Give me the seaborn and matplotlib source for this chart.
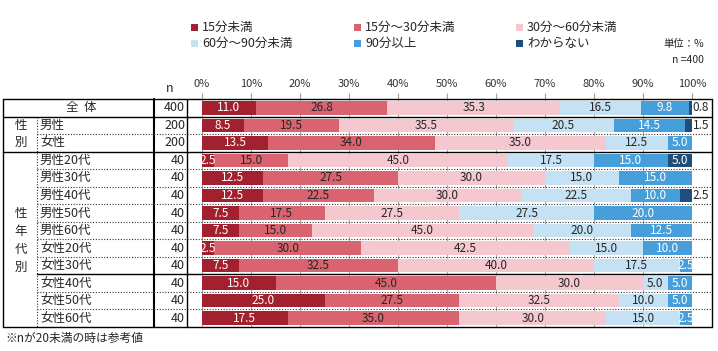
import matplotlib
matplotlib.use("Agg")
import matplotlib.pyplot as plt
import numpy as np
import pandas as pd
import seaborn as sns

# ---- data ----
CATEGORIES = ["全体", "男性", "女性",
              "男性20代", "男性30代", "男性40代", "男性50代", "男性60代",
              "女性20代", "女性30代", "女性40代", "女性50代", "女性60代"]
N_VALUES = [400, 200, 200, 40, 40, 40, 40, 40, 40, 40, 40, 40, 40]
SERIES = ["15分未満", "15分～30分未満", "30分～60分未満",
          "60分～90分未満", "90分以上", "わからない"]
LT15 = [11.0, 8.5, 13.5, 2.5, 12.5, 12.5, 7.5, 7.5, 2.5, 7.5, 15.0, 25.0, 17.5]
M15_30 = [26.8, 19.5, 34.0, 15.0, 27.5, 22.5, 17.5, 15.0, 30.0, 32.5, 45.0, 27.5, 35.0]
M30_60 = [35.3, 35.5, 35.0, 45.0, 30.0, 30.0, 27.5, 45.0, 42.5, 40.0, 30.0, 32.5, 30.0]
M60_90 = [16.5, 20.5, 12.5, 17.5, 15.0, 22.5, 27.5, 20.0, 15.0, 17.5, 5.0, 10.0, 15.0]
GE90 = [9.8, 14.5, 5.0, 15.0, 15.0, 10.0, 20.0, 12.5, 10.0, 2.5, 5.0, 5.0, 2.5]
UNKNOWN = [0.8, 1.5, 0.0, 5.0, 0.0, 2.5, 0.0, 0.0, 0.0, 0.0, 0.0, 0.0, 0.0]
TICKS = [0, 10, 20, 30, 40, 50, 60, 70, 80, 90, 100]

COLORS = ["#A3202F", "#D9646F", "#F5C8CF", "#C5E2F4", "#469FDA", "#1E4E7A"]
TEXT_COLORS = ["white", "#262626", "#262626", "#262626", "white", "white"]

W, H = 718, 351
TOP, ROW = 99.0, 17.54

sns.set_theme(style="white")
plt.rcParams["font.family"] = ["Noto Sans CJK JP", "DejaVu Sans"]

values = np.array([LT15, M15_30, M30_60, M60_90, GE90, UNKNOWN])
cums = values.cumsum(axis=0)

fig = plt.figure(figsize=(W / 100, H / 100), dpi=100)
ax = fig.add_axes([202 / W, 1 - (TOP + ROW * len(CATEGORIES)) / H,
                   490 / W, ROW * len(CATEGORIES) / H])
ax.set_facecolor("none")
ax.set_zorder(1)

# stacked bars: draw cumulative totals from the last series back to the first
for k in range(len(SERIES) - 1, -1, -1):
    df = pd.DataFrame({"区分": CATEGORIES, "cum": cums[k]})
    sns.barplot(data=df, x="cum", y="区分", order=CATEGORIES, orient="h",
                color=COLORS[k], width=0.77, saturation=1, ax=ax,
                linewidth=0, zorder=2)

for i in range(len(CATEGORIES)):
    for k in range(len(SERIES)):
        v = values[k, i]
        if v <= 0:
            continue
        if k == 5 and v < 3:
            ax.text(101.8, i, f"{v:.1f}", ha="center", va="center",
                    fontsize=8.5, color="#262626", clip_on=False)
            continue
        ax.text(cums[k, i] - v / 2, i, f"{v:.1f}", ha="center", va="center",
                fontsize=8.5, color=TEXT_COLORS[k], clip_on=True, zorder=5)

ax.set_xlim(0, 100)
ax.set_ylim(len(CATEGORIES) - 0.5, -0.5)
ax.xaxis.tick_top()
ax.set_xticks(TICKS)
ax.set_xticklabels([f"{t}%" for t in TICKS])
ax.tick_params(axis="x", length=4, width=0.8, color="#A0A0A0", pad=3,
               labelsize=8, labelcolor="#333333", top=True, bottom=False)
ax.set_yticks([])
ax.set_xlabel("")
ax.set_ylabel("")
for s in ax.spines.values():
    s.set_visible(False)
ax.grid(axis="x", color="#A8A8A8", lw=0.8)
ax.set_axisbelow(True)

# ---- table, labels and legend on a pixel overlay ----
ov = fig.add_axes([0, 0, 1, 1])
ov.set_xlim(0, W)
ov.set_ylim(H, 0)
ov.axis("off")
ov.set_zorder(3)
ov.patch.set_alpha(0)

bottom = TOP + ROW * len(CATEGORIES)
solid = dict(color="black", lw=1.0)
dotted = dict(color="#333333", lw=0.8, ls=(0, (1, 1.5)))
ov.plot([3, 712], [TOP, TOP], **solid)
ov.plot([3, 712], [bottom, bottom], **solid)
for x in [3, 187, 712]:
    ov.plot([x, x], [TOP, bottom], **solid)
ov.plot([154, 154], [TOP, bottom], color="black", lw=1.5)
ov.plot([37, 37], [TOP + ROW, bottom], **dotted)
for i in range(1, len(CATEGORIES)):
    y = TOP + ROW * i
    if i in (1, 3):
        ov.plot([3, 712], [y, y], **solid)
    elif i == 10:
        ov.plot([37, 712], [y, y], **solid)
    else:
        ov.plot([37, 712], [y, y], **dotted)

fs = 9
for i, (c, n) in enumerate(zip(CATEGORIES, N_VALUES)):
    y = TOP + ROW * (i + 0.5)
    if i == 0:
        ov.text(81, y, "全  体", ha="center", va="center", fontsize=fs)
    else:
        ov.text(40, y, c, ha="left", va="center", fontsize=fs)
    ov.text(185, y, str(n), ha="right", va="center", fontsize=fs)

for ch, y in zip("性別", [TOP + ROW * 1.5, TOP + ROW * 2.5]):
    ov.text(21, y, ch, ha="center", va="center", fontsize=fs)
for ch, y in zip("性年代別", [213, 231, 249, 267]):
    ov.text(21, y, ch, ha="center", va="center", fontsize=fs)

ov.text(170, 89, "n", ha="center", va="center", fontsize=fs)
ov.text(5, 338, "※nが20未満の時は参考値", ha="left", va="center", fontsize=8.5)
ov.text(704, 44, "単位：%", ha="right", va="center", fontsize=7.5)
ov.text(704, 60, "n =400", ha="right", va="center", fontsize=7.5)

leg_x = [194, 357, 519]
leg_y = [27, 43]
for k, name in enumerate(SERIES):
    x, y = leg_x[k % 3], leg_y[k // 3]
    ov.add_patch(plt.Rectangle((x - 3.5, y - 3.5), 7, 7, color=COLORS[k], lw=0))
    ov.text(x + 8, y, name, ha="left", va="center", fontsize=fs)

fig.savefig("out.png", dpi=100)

━━━━━━━━━━━━━━━━━━━━

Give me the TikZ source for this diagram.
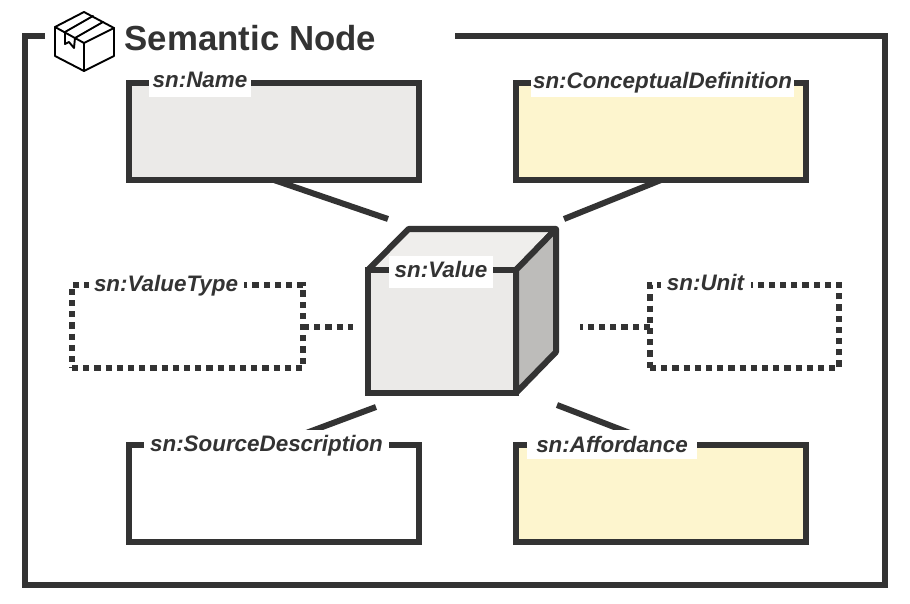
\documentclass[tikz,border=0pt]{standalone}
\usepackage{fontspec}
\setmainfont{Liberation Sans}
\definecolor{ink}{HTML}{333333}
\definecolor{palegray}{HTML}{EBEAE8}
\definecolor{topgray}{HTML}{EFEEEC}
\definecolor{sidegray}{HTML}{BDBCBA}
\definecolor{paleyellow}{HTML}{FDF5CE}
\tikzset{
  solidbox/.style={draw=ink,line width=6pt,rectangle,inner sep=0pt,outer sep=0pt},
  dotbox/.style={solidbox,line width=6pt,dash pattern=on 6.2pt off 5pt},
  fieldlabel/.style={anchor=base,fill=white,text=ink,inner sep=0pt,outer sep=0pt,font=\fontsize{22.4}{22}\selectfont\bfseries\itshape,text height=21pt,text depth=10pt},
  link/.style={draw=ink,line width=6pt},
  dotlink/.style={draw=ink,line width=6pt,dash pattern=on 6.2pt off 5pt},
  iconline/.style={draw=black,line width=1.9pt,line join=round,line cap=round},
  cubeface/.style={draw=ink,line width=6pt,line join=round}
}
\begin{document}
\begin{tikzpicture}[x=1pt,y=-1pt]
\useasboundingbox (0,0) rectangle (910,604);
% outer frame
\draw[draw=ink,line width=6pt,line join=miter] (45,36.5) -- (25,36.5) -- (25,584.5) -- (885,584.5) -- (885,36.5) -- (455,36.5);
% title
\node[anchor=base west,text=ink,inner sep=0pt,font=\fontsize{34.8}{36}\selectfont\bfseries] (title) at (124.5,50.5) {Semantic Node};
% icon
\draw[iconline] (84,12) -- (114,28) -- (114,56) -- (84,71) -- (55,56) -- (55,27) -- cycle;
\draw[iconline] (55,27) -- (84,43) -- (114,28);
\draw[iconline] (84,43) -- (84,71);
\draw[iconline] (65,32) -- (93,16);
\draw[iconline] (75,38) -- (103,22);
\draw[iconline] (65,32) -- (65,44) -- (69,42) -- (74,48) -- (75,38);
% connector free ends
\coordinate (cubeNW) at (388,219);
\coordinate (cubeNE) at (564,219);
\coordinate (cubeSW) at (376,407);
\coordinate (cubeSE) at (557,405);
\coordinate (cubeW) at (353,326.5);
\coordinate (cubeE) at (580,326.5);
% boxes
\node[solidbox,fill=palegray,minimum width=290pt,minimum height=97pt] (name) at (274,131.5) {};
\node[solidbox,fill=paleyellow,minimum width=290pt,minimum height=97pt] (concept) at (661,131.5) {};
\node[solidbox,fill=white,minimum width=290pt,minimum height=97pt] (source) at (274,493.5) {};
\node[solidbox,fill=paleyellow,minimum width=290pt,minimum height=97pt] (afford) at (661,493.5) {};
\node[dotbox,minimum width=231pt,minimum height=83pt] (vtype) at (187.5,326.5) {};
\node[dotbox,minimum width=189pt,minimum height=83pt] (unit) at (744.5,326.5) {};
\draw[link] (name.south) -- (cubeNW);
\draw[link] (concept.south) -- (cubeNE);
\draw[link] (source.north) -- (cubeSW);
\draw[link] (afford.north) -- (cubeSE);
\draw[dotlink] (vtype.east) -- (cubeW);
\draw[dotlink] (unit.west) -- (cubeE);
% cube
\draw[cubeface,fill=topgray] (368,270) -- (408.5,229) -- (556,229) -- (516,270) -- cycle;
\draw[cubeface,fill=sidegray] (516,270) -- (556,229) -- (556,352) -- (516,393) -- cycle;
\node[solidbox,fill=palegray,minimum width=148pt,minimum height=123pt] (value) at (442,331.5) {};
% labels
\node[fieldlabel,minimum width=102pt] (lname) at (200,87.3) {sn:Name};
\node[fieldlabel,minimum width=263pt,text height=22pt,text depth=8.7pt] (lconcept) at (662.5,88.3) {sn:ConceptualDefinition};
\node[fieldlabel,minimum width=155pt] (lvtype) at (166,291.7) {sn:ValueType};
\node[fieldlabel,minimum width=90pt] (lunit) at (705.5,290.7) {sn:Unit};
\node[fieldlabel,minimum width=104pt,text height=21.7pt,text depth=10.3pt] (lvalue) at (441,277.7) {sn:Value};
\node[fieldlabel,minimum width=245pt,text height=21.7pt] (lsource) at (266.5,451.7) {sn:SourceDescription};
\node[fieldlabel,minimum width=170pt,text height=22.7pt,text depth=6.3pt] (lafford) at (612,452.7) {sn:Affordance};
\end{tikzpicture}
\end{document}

━━━━━━━━━━━━━━━━━━━━

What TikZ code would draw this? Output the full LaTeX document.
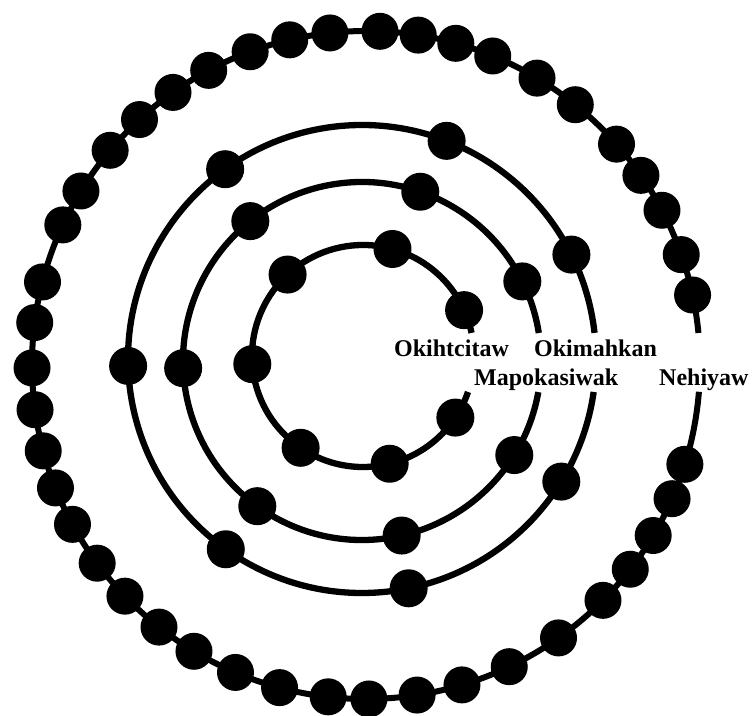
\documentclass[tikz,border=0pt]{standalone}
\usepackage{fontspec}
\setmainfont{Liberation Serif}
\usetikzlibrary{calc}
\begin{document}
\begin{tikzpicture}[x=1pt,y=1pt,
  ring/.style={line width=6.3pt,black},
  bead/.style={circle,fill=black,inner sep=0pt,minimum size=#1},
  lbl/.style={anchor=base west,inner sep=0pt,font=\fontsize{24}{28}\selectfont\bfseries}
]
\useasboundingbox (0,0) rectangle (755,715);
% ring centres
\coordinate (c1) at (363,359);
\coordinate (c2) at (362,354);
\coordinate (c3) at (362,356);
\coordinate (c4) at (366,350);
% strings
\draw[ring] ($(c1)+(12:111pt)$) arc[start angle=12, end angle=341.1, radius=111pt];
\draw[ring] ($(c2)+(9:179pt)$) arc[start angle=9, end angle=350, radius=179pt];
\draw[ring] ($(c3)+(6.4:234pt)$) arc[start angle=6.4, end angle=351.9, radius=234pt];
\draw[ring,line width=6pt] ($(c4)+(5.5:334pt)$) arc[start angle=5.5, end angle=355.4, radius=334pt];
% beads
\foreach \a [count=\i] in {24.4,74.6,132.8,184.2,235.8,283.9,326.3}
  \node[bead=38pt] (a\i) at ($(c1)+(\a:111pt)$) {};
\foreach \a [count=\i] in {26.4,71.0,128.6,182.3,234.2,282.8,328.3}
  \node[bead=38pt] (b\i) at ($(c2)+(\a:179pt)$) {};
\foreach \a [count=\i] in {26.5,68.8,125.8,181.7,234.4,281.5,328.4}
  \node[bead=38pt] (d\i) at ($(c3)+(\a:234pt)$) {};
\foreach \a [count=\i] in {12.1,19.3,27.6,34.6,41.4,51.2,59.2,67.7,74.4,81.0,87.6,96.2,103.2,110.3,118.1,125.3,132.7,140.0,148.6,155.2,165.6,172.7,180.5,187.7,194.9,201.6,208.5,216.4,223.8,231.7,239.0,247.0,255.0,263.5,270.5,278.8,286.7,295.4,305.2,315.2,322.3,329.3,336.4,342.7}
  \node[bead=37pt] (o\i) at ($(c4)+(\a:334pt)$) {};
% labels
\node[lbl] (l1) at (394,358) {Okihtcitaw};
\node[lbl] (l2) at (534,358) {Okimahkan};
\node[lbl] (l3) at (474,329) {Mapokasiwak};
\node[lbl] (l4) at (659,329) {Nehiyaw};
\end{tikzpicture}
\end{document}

━━━━━━━━━━━━━━━━━━━━

**OBJECTIVE**
Taking the entries above, extract every line from the one bearing "Give me the seaborn" through the one bearing "import seaborn as sns", exactly, with no pictures.

**ANSWER TO THIS PROBLEM**
Give me the seaborn and matplotlib source for this chart.
import matplotlib
matplotlib.use("Agg")
import matplotlib.pyplot as plt
import numpy as np
import pandas as pd
import seaborn as sns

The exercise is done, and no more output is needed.